Postby scotland » March 6th, 2016, 7:24 am

A modern graphic novel collects comics like a half season of a tv show. It is also a term the industry took on to show the picture book medium can tell more than kid friendly stories, and at more than kid friendly prices.

Up until the mid 1970s, comics were just small periodicals sold in spinner racks or wherever magazines were sold. Every part of the system had flaws and limitations, including encouraging comic book storytellers to create short stories with only slowly changing status quos, and all had to be for a general family friendly audience.

All the many problems led to mail order wholesalers and to a blossoming of dedicated comic book shops. Among the many changes that happened because of this was the graphic novel. The term began with one idea, but quickly became another.

The original idea was never before published material in a bound book format. Books like Death of Captain Marvel launched the concept, and became successful. In the mid 80s, books like Batman Returns and The Killing Joke were big events.

This idea gave way to being first collectible short lived comics and then bound as books. The graphic novels became high quality collections of previously published comics, often about 6 issues long.

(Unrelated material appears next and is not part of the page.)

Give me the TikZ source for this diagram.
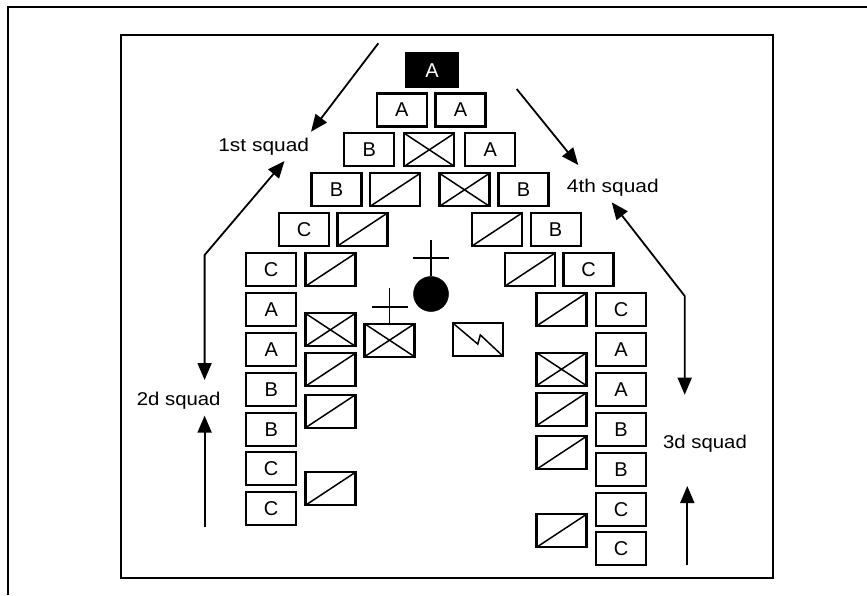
\documentclass[tikz,border=0pt]{standalone}
\usepackage{fontspec}
\usepackage{graphicx}
\setmainfont{Liberation Sans}
\usetikzlibrary{arrows.meta}
\begin{document}
\begin{tikzpicture}[x=1pt,y=-1pt,
  box/.style={draw, line width=2.2pt, minimum width=50pt, minimum height=33pt, inner sep=0pt, font=\fontsize{20}{20}\selectfont},
  diag/.style={box, path picture={\draw[line width=1.5pt] (path picture bounding box.south west) -- (path picture bounding box.north east);}},
  xbox/.style={box, path picture={\draw[line width=1.5pt] (path picture bounding box.south west) -- (path picture bounding box.north east) (path picture bounding box.north west) -- (path picture bounding box.south east);}},
  zigline/.style={line width=1.5pt, line join=miter},
  lbl/.style={anchor=base, inner sep=0pt, font=\fontsize{18.5}{18.5}\selectfont},
  arr/.style={line width=1.8pt, -{Triangle[length=17pt,width=14pt]}},
  darr/.style={line width=1.8pt, {Triangle[length=17pt,width=14pt]}-{Triangle[length=17pt,width=14pt]}},
  crossline/.style={line width=1.6pt}
]
\useasboundingbox (0,0) rectangle (867,595);
% frames
\draw[line width=2.2pt] (8,595) -- (8,7) -- (867,7);
\draw[line width=2.2pt] (120.6,35.3) rectangle (773,577.6);

% wedge rows
\node[box, fill=black, text=white, minimum width=52pt, minimum height=34pt] (r1) at (432,70.3) {A};
\node[box] (r2a) at (401.7,110) {A};
\node[box] (r2b) at (460.5,110) {A};
\node[box]  (r3a) at (369.2,149.8) {B};
\node[xbox] (r3b) at (429.3,149.8) {};
\node[box]  (r3c) at (490.3,149.8) {A};
\node[box]  (r4a) at (336.5,189.8) {B};
\node[diag] (r4b) at (395.2,189.8) {};
\node[xbox] (r4c) at (464.5,189.8) {};
\node[box]  (r4d) at (523.5,189.8) {B};
\node[box]  (r5a) at (304,229.5) {C};
\node[diag] (r5b) at (362.5,229.5) {};
\node[diag] (r5c) at (497,229.5) {};
\node[box]  (r5d) at (555.6,229.5) {B};
\node[box]  (r6a) at (271.2,269.8) {C};
\node[diag] (r6b) at (330.4,269.8) {};
\node[diag] (r6c) at (529.7,269.8) {};
\node[box]  (r6d) at (588.5,269.8) {C};

% left column
\node[box] (l1) at (271.2,309.5) {A};
\node[box] (l2) at (271.2,349.5) {A};
\node[box] (l3) at (271.2,389.2) {B};
\node[box] (l4) at (271.2,429.2) {B};
\node[box] (l5) at (271.2,468.5) {C};
\node[box] (l6) at (271.2,508.3) {C};
\node[xbox] (li1) at (330.4,329.8) {};
\node[diag] (li2) at (330.4,369.8) {};
\node[diag] (li3) at (330.4,411.3) {};
\node[diag] (li4) at (330.4,488.8) {};

% right column
\node[box] (ro1) at (621,309.5) {C};
\node[box] (ro2) at (621,349.5) {A};
\node[box] (ro3) at (621,389.8) {A};
\node[box] (ro4) at (621,429.8) {B};
\node[box] (ro5) at (621,469.7) {B};
\node[box] (ro6) at (621,509.7) {C};
\node[box] (ro7) at (621,548.8) {C};
\node[diag] (ri1) at (561.5,309.5) {};
\node[xbox] (ri2) at (561.5,369.2) {};
\node[diag] (ri3) at (561.5,409.2) {};
\node[diag] (ri4) at (561.5,452.8) {};
\node[diag] (ri5) at (561.5,530.8) {};

% centre
\node[circle, fill=black, draw=black, line width=0.5pt, minimum size=35pt, inner sep=0pt] (hq) at (431,294) {};
\coordinate (hqtop) at (431,240);
\draw[crossline] (hq.north) -- (hqtop);
\draw[crossline] (412.7,257.7) -- (449,257.7);
\node[xbox] (cx) at (389.5,340.2) {};
\coordinate (cxtop) at (389.5,288.3);
\draw[crossline] (cx.north) -- (cxtop);
\draw[crossline] (371.5,306.7) -- (408.3,306.7);
\node[box] (zz) at (477.8,339.5) {};
\draw[zigline] ([shift={(-25,-16.5)}]zz.center) -- ++(25,21.1) -- ++(2.5,-9.2) -- ++(22.5,21.1);

% labels
\node[lbl] (s1) at (263.7,151.7) {\scalebox{1.13}[1]{1st squad}};
\node[lbl] (s4) at (612.8,192.3) {\scalebox{1.13}[1]{4th squad}};
\node[lbl] (s2) at (178.7,405) {\scalebox{1.1}[1]{2d squad}};
\node[lbl] (s3) at (705,448.5) {\scalebox{1.1}[1]{3d squad}};

% arrows
\coordinate (a1s) at (378.3,43.3);
\coordinate (a1e) at (311,131.7);
\draw[arr] (a1s) -- (a1e);
\coordinate (a2t) at (284.5,161);
\coordinate (a2k) at (204.6,255);
\coordinate (a2b) at (204.6,380);
\draw[darr] (a2t) -- (a2k) -- (a2b);
\coordinate (a3s) at (204.6,526.8);
\coordinate (a3e) at (204.6,415.6);
\draw[arr] (a3s) -- (a3e);
\coordinate (a4s) at (516.7,89);
\coordinate (a4e) at (578.3,165);
\draw[arr] (a4s) -- (a4e);
\coordinate (a5t) at (611.7,202.3);
\coordinate (a5k) at (684.7,296);
\coordinate (a5b) at (684.7,394.7);
\draw[darr] (a5t) -- (a5k) -- (a5b);
\coordinate (a6s) at (687.3,565);
\coordinate (a6e) at (687.3,486);
\draw[arr] (a6s) -- (a6e);
\end{tikzpicture}
\end{document}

These have a literally much longer shelf life than comics, and storytellers try to tell a complete story, within an ongoing series, in about 6 issues. Comic collections existed before comic book stores, as books (Son of Origins) or magazines (often Holiday specials) or small digests (Blue Ribbon), but now it was organized from the start. That the comics would be collected and bound was expected and written with that in mind. Even by the mid 80s, the 12 issue series Watchmen, which was published as comics, always had a single book length graphic novel collection in mind.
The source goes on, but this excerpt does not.